The memory_profiler library provides IPython and Jupyter magics such as `%memit` and `%mprun`, similar to known magics such as `%timeit` and `%time`.

## Using Modin
* Continue from recipe "Reading data from a SAS dataset"
* The recipe introduces concepts for working with large data sets 

> " the **Modin** library acts as a wrapper or, more specifically, an abstraction on top of Dask or Ray that
uses a similar API to pandas. Modin makes optimizing your pandas' code much more
straightforward without learning another framework, and all it takes is a single line
of code." - Chapter 2 Page 62

## Comparing Performance: Memory & Time

In [None]:
#!conda install -c anaconda memory_profiler -y
#!pip install memory-profiler

In [1]:
import memory_profiler 
memory_profiler.__version__

'0.58.0'

In [2]:
%load_ext memory_profiler

In [3]:
path = '../../datasets/Ch2/large_file.csv'

In [4]:
import pandas as pd

In [5]:
%%time
%memit pd.read_csv(path).groupby('label_source').count()

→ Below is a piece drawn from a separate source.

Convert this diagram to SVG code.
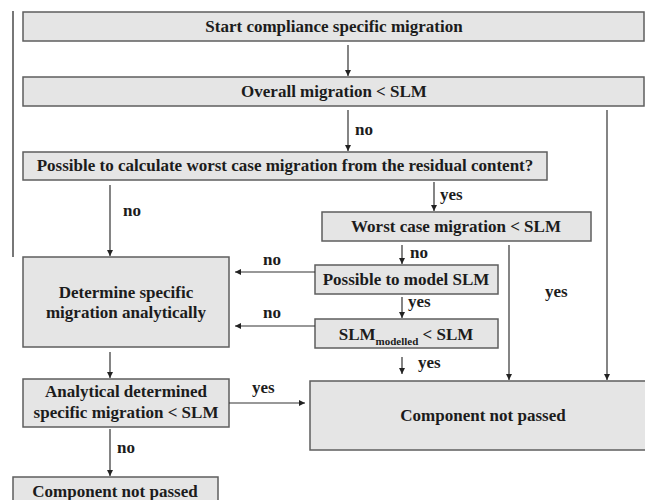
<svg xmlns="http://www.w3.org/2000/svg" width="645" height="500" viewBox="0 0 645 500">
<style>
.box{fill:#e5e5e5;stroke:#5e5e5e;stroke-width:1.5}
.t{font-family:"Liberation Serif","Times New Roman",serif;font-weight:bold;font-size:17px;fill:#1c1c1c;text-anchor:middle}
.l{font-family:"Liberation Serif","Times New Roman",serif;font-weight:bold;font-size:17px;fill:#1c1c1c}
.c{stroke:#333;stroke-width:1.2;fill:none;marker-end:url(#ah)}
.sub{font-size:11px}
</style>
<defs>
<marker id="ah" viewBox="0 0 10 10" refX="10" refY="5" markerWidth="6" markerHeight="6" markerUnits="userSpaceOnUse" orient="auto">
<path d="M0,0 L10,5 L0,10 z" fill="#222"/>
</marker>
</defs>
<rect width="645" height="500" fill="#fff"/>
<line x1="13" y1="11" x2="13" y2="257" stroke="#777" stroke-width="2"/>

<g id="n1"><rect class="box" x="23" y="12" width="621" height="29"/><text class="t" x="334" y="32">Start compliance specific migration</text></g>
<g id="n2"><rect class="box" x="23" y="77" width="621" height="29"/><text class="t" x="334" y="97">Overall migration &lt; SLM</text></g>
<g id="n3"><rect class="box" x="23" y="152" width="524" height="28"/><text class="t" x="285" y="171">Possible to calculate worst case migration from the residual content?</text></g>
<g id="n4"><rect class="box" x="322" y="212" width="269" height="29"/><text class="t" x="456" y="232">Worst case migration &lt; SLM</text></g>
<g id="n5"><rect class="box" x="315" y="265" width="183" height="29"/><text class="t" x="406" y="285">Possible to model SLM</text></g>
<g id="n6"><rect class="box" x="315" y="319" width="183" height="29"/><text class="t" x="406" y="340">SLM<tspan class="sub" dy="5">modelled</tspan><tspan dy="-5"> &lt; SLM</tspan></text></g>
<g id="n7"><rect class="box" x="23" y="257" width="206" height="90"/><text class="t" x="126" y="298">Determine specific</text><text class="t" x="126" y="318">migration analytically</text></g>
<g id="n8"><rect class="box" x="23" y="379" width="206" height="48"/><text class="t" x="126" y="397">Analytical determined</text><text class="t" x="126" y="418">specific migration &lt; SLM</text></g>
<g id="n9"><rect class="box" x="310" y="381" width="345" height="69"/><text class="t" x="483" y="421">Component not passed</text></g>
<g id="n10"><rect class="box" x="13" y="477" width="205" height="30"/><text class="t" x="115" y="497">Component not passed</text></g>

<g id="connectors">
<line class="c" x1="348" y1="45" x2="348" y2="76"/>
<line class="c" x1="348" y1="110" x2="348" y2="151"/>
<line class="c" x1="607" y1="110" x2="607" y2="380"/>
<line class="c" x1="434" y1="182" x2="434" y2="211"/>
<line class="c" x1="110" y1="185" x2="110" y2="256"/>
<line class="c" x1="402" y1="245" x2="402" y2="264"/>
<line class="c" x1="509" y1="245" x2="509" y2="380"/>
<line class="c" x1="402" y1="297" x2="402" y2="318"/>
<line class="c" x1="402" y1="357" x2="402" y2="374"/>
<line class="c" x1="315" y1="272" x2="235" y2="272"/>
<line class="c" x1="315" y1="326" x2="235" y2="326"/>
<line class="c" x1="110" y1="352" x2="110" y2="378"/>
<line class="c" x1="229" y1="403" x2="305" y2="403"/>
<line class="c" x1="110" y1="429" x2="110" y2="476"/>
<text class="l" x="355" y="135">no</text>
<text class="l" x="440" y="200">yes</text>
<text class="l" x="123" y="216">no</text>
<text class="l" x="410" y="258">no</text>
<text class="l" x="408" y="307">yes</text>
<text class="l" x="418" y="368">yes</text>
<text class="l" x="545" y="297">yes</text>
<text class="l" x="263" y="265">no</text>
<text class="l" x="263" y="318">no</text>
<text class="l" x="252" y="393">yes</text>
<text class="l" x="117" y="453">no</text>
</g>
</svg>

peak memory: 219.71 MiB, increment: 125.79 MiB
CPU times: user 375 ms, sys: 116 ms, total: 491 ms
Wall time: 1.45 s


In [6]:
from modin.config import Engine
Engine.put("dask")  # Modin will use Dask
import modin.pandas as pd
from distributed import Client
client = Client()

In [7]:
%reload_ext memory_profiler

In [8]:
%%time
%memit pd.read_csv(path).groupby('label_source').count()

peak memory: 153.58 MiB, increment: 9.20 MiB
CPU times: user 1.02 s, sys: 253 ms, total: 1.28 s
Wall time: 2.46 s